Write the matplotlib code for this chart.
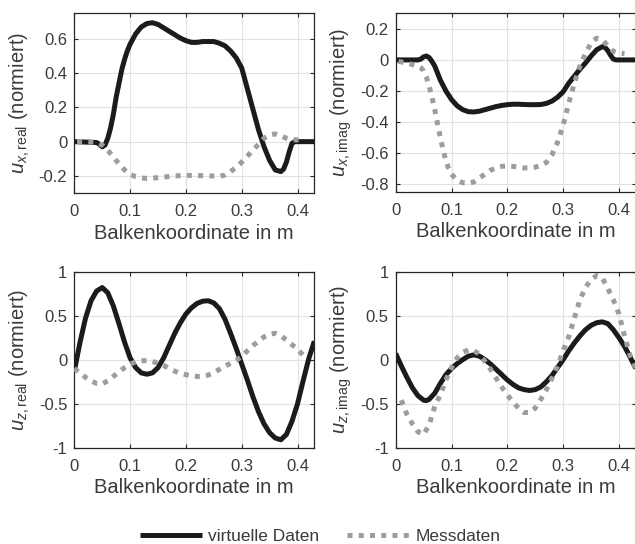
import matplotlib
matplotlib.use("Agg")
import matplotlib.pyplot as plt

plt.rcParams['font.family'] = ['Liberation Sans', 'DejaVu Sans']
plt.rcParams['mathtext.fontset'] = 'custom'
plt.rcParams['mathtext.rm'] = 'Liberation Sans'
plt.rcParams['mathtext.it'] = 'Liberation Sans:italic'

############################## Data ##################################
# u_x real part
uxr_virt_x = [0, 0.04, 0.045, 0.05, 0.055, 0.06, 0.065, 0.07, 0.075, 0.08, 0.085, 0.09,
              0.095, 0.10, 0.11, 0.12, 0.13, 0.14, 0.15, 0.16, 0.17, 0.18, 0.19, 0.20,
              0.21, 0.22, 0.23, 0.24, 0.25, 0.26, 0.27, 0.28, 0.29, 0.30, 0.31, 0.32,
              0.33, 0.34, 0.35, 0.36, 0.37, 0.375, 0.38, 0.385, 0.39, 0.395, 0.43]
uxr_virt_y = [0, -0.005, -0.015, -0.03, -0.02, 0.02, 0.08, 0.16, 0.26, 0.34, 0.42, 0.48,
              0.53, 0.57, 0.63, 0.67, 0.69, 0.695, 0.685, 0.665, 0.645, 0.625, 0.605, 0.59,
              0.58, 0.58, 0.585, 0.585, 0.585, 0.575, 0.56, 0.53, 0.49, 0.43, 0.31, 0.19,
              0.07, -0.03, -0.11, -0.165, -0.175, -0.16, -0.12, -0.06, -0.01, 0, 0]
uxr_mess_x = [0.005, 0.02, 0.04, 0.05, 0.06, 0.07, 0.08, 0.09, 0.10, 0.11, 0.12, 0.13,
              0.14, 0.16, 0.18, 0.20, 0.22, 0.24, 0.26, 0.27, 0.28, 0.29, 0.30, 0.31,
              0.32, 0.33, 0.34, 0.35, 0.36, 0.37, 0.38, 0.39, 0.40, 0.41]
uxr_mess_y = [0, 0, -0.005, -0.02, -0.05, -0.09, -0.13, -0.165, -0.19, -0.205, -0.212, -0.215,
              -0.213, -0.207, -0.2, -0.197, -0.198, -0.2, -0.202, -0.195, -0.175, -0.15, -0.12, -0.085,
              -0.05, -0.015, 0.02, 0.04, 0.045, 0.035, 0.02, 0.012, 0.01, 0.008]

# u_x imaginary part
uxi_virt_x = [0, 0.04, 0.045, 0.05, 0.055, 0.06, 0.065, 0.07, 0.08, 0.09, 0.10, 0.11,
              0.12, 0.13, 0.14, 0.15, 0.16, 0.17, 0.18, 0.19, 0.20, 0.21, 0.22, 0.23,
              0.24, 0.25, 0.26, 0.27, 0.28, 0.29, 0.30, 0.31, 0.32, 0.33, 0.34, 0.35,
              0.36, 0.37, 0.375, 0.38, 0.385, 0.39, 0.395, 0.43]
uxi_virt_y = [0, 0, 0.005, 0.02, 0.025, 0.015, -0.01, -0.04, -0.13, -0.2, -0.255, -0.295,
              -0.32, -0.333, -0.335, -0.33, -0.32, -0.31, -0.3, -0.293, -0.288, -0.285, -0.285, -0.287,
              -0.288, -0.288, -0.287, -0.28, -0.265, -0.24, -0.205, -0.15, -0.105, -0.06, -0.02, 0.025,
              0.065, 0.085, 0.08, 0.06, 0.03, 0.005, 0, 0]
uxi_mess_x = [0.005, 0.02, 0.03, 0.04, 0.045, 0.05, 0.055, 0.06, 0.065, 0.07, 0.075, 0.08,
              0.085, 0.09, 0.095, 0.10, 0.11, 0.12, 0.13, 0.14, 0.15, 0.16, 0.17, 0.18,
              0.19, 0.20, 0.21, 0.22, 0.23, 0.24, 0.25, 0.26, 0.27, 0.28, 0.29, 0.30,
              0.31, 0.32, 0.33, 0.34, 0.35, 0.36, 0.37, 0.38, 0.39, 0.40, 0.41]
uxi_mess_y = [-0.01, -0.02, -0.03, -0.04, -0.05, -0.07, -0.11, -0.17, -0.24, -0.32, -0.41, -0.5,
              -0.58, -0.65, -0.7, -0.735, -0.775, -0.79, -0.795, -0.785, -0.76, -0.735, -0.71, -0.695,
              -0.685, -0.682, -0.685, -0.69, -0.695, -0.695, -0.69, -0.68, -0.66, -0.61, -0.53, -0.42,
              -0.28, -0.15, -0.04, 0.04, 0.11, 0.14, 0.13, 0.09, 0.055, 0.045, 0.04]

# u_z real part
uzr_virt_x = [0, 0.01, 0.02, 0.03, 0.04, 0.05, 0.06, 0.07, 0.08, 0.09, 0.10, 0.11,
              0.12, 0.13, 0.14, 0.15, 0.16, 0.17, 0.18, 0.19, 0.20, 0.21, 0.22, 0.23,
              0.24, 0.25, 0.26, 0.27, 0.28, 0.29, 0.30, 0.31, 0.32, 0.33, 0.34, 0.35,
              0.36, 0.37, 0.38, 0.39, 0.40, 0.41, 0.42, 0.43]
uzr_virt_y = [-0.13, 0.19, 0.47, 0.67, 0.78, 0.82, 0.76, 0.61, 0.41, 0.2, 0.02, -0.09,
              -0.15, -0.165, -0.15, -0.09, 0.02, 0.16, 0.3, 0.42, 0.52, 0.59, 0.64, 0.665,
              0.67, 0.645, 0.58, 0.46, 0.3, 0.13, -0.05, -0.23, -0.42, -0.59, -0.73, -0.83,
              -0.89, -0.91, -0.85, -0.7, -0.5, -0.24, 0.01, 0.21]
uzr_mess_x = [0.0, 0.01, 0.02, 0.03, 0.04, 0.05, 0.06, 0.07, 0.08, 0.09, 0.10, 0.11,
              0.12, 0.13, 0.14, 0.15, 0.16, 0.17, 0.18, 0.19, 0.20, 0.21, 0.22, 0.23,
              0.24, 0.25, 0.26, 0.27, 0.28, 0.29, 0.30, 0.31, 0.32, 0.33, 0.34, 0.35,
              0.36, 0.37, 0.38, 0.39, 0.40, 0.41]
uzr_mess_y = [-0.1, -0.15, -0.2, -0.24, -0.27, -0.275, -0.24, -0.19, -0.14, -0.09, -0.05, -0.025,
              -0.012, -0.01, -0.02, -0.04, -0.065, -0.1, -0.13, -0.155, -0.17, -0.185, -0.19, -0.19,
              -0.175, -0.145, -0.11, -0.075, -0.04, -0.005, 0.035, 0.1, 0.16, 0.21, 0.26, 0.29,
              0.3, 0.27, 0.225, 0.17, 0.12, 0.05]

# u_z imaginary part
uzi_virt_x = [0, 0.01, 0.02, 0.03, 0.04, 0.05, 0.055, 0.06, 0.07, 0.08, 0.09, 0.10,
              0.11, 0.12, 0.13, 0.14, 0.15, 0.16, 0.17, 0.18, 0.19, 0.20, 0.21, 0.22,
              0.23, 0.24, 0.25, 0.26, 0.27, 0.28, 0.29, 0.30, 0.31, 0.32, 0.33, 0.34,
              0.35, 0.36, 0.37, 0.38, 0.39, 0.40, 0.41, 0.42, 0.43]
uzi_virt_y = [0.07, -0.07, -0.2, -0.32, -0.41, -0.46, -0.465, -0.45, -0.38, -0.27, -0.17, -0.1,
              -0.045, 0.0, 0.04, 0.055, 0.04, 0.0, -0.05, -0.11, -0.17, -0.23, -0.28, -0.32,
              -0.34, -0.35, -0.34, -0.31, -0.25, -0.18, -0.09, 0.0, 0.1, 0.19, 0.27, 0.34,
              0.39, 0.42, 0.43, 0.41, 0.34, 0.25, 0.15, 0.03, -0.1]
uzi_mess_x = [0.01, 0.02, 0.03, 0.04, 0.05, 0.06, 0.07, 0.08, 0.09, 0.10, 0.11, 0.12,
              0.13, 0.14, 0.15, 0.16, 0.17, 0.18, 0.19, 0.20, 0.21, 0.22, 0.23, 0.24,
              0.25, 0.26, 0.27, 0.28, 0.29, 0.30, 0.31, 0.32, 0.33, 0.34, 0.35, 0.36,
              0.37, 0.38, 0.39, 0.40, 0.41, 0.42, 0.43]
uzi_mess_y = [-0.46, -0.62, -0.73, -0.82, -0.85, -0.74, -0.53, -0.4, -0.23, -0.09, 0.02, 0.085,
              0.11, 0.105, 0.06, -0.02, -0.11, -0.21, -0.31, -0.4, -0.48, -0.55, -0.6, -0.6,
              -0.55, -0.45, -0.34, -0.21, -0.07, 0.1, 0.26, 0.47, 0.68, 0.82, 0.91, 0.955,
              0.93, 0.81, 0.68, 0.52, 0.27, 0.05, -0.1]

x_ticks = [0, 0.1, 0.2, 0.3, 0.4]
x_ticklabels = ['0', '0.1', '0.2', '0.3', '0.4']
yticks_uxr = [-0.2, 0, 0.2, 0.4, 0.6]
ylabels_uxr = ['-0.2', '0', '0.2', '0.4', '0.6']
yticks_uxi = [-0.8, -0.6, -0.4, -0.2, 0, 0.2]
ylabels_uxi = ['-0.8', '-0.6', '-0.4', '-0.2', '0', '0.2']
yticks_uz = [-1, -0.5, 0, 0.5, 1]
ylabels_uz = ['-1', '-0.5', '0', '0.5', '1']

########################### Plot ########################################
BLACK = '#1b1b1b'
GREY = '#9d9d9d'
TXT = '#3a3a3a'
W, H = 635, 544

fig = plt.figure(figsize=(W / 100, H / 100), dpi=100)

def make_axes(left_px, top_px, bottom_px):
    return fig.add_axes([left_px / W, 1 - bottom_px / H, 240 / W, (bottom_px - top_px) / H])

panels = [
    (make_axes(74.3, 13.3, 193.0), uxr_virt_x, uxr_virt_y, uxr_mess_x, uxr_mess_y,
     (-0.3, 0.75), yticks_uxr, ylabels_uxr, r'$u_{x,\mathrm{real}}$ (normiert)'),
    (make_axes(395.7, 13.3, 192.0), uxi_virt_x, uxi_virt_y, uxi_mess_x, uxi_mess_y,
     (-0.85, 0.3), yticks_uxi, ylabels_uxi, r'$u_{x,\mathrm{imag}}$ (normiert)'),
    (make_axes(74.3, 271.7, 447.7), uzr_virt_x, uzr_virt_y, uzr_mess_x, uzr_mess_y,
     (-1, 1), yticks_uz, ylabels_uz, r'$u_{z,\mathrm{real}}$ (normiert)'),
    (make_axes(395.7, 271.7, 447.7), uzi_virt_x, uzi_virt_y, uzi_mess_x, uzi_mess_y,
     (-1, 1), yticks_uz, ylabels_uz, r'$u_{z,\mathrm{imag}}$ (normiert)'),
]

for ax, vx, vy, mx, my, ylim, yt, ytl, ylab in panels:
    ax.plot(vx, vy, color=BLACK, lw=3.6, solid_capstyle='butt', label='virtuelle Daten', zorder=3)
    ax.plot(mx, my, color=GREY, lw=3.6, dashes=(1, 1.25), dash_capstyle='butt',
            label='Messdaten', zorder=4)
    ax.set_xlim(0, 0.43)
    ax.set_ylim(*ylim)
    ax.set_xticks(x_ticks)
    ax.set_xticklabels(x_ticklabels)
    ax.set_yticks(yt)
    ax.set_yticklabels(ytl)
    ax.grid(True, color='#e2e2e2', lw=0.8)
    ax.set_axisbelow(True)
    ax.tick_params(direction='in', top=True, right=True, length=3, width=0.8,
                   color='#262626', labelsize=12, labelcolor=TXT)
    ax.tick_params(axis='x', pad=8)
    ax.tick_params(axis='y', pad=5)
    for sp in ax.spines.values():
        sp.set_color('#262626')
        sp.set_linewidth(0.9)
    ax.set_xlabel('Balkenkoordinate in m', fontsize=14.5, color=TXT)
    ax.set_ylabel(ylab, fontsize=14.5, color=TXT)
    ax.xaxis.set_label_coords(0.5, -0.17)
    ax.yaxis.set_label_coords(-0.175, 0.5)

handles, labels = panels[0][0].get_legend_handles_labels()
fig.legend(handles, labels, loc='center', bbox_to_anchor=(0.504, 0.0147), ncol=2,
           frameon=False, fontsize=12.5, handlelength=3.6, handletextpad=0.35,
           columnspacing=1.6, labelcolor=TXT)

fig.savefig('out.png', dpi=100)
--
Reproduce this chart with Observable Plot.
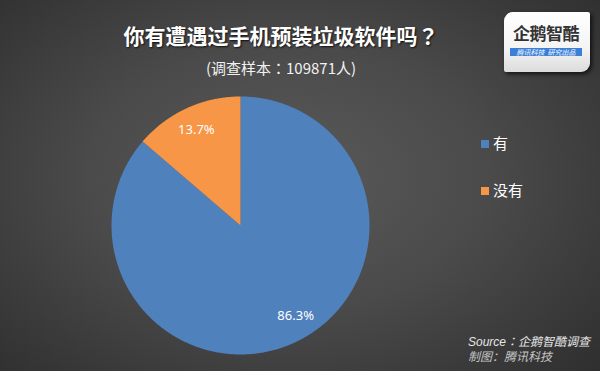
---
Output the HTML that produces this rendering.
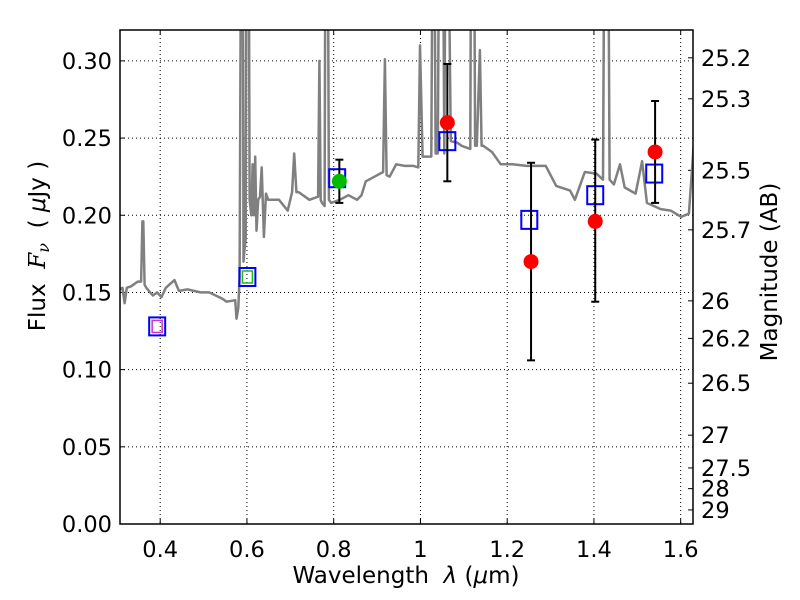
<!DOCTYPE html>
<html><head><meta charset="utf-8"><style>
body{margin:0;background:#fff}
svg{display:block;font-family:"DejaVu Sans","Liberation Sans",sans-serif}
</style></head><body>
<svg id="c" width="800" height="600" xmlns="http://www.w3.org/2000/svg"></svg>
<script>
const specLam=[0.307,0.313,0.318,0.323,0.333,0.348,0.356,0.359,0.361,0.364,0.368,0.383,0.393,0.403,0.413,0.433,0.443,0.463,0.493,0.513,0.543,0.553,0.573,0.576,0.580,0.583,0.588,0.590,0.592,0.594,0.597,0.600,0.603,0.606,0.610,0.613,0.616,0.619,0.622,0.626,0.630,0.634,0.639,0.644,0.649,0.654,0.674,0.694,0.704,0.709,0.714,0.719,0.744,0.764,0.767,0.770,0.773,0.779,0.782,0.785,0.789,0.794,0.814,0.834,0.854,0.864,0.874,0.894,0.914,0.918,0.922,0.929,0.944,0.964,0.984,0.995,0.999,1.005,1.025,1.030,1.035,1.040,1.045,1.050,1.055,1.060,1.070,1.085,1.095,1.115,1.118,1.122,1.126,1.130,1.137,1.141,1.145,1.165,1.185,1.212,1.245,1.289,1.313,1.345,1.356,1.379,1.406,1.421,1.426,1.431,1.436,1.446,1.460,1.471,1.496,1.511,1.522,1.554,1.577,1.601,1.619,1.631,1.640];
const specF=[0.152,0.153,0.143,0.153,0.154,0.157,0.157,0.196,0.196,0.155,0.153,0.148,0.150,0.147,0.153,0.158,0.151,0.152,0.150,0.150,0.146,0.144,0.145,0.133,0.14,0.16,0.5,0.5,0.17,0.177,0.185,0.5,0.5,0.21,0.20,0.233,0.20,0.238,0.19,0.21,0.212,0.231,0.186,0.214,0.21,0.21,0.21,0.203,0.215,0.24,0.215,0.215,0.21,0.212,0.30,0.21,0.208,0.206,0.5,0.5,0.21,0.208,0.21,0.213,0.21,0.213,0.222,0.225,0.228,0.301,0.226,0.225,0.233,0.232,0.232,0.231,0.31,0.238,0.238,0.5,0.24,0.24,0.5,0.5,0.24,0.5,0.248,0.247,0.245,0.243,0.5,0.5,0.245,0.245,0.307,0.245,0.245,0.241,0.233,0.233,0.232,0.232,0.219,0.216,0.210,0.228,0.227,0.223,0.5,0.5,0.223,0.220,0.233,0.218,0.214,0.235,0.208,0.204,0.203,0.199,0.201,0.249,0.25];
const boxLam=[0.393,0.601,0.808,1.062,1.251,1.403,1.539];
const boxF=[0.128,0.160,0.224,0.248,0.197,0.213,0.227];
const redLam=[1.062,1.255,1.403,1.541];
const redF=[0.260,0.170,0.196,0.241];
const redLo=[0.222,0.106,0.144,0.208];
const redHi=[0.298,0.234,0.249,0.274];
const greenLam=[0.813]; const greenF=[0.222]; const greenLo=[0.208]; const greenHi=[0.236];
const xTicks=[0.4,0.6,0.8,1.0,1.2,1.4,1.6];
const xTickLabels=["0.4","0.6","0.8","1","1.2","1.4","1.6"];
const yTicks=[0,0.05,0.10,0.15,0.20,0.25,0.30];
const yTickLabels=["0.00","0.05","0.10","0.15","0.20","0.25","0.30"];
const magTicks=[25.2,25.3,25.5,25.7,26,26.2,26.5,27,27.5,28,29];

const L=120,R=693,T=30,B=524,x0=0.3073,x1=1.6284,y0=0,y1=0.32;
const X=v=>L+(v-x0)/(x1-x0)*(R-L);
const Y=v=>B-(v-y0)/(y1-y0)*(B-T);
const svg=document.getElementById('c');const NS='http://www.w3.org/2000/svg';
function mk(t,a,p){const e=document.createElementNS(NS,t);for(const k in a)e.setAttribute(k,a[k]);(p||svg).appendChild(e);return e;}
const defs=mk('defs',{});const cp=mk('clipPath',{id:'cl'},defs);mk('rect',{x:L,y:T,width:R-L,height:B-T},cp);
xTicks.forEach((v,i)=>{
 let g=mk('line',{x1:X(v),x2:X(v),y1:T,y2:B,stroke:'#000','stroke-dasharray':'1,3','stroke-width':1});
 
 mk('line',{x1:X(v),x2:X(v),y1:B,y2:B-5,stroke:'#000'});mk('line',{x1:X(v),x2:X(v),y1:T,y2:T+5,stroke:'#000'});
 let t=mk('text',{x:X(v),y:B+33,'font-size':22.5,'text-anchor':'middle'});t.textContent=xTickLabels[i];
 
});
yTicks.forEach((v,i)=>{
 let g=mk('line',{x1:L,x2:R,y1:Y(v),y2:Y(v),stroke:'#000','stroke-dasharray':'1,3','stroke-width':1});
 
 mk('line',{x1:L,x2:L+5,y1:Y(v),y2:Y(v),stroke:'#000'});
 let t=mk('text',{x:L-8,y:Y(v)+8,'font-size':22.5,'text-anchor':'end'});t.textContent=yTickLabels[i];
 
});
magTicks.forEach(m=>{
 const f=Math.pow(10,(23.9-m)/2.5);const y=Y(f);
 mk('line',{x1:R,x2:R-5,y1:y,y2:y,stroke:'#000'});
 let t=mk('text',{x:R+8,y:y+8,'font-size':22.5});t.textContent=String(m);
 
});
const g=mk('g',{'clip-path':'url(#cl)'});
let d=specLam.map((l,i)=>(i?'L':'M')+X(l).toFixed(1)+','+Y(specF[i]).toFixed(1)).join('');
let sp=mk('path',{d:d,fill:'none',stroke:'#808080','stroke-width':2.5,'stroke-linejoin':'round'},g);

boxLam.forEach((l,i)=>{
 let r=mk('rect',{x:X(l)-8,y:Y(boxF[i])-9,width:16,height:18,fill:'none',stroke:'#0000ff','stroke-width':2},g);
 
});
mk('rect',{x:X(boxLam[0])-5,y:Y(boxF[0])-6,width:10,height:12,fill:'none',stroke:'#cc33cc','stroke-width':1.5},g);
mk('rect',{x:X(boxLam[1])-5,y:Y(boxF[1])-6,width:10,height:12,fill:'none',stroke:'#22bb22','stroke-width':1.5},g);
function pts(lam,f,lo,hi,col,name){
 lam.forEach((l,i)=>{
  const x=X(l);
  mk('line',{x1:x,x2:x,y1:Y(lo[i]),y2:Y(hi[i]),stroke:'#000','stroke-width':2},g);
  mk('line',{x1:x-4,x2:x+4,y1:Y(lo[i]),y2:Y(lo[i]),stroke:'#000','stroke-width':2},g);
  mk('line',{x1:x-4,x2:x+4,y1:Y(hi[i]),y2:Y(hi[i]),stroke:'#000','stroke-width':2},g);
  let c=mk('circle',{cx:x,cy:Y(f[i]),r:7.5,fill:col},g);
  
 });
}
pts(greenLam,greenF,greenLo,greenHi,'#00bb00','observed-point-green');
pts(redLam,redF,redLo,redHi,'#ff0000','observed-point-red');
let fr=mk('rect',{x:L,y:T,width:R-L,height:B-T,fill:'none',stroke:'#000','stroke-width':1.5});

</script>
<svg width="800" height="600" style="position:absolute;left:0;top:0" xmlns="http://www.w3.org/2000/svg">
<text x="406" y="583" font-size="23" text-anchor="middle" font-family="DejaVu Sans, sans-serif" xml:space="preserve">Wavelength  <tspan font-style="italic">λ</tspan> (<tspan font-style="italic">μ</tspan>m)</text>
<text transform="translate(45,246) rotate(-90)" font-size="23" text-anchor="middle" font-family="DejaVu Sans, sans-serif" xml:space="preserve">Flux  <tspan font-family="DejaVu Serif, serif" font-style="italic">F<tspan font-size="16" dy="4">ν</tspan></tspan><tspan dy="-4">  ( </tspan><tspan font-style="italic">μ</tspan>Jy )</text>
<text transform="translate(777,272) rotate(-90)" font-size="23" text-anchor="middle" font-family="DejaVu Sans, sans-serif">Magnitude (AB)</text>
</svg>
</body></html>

_SET TASK_
Omit all pictures, and reproduce exactly the lines from the one holding "Write the matplotlib code for this chart." through the one holding "plt.rcParams['mathtext.it'] = 'Liberation", both included.

_RESPONSE TO THIS TASK_
Write the matplotlib code for this chart.
import matplotlib
matplotlib.use("Agg")
import matplotlib.pyplot as plt

plt.rcParams['font.family'] = ['Liberation Sans', 'DejaVu Sans']
plt.rcParams['mathtext.fontset'] = 'custom'
plt.rcParams['mathtext.rm'] = 'Liberation Sans'
plt.rcParams['mathtext.it'] = 'Liberation Sans:italic'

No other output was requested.